Return each line of the data below exactly, omitting any pictures.

>> begin Supplied material

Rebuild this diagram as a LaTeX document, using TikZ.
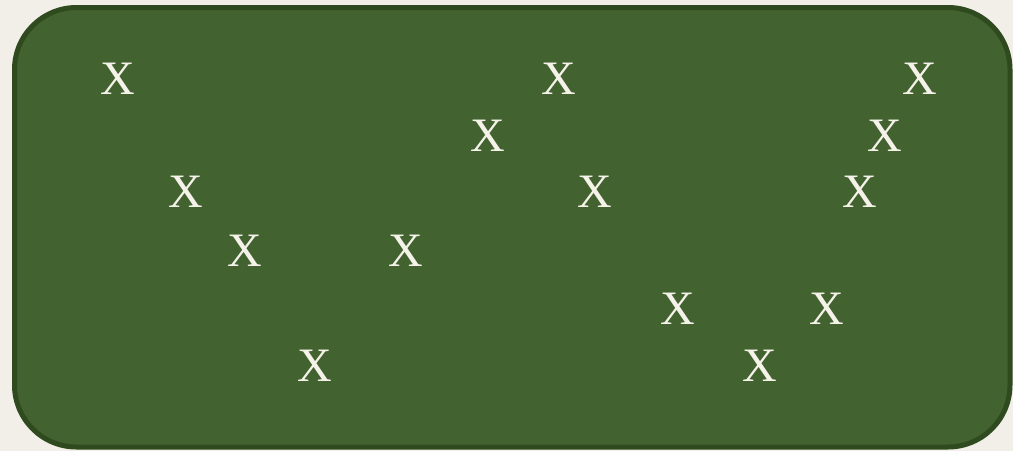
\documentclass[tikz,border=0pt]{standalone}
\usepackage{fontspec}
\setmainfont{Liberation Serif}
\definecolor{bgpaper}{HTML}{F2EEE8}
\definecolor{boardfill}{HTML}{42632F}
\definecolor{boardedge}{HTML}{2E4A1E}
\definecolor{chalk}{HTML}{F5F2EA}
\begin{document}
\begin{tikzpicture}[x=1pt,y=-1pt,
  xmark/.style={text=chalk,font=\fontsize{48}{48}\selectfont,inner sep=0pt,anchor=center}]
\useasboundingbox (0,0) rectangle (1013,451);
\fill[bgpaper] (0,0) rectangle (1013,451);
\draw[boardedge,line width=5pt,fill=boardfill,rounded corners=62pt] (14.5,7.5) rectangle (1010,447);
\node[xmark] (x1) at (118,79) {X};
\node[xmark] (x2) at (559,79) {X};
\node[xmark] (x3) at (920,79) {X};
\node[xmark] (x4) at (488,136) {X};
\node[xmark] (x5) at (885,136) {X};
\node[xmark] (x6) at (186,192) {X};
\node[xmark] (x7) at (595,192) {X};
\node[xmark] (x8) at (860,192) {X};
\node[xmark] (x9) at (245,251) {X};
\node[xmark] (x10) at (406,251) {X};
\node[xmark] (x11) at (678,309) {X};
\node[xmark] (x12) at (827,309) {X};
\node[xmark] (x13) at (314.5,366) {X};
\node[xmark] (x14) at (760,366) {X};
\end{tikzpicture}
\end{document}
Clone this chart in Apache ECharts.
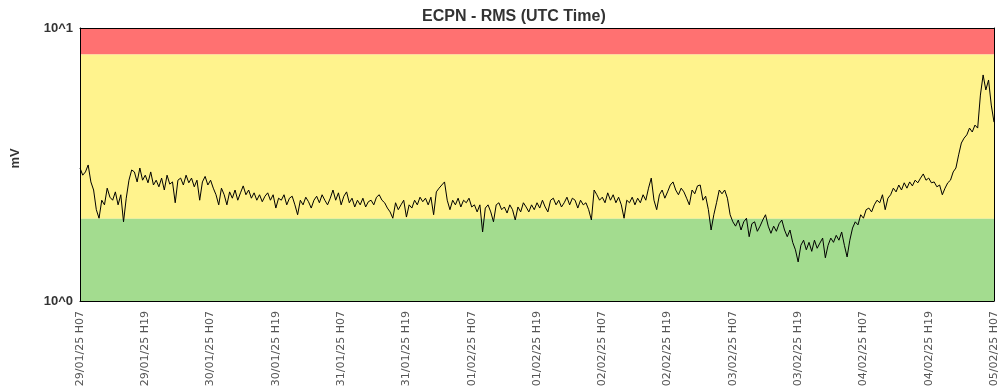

>> end Supplied material

#### Worked solution:
Rebuild this diagram as a LaTeX document, using TikZ.
\documentclass[tikz,border=0pt]{standalone}
\usepackage{fontspec}
\setmainfont{Liberation Serif}
\definecolor{bgpaper}{HTML}{F2EEE8}
\definecolor{boardfill}{HTML}{42632F}
\definecolor{boardedge}{HTML}{2E4A1E}
\definecolor{chalk}{HTML}{F5F2EA}
\begin{document}
\begin{tikzpicture}[x=1pt,y=-1pt,
  xmark/.style={text=chalk,font=\fontsize{48}{48}\selectfont,inner sep=0pt,anchor=center}]
\useasboundingbox (0,0) rectangle (1013,451);
\fill[bgpaper] (0,0) rectangle (1013,451);
\draw[boardedge,line width=5pt,fill=boardfill,rounded corners=62pt] (14.5,7.5) rectangle (1010,447);
\node[xmark] (x1) at (118,79) {X};
\node[xmark] (x2) at (559,79) {X};
\node[xmark] (x3) at (920,79) {X};
\node[xmark] (x4) at (488,136) {X};
\node[xmark] (x5) at (885,136) {X};
\node[xmark] (x6) at (186,192) {X};
\node[xmark] (x7) at (595,192) {X};
\node[xmark] (x8) at (860,192) {X};
\node[xmark] (x9) at (245,251) {X};
\node[xmark] (x10) at (406,251) {X};
\node[xmark] (x11) at (678,309) {X};
\node[xmark] (x12) at (827,309) {X};
\node[xmark] (x13) at (314.5,366) {X};
\node[xmark] (x14) at (760,366) {X};
\end{tikzpicture}
\end{document}
Clone this chart in Apache ECharts.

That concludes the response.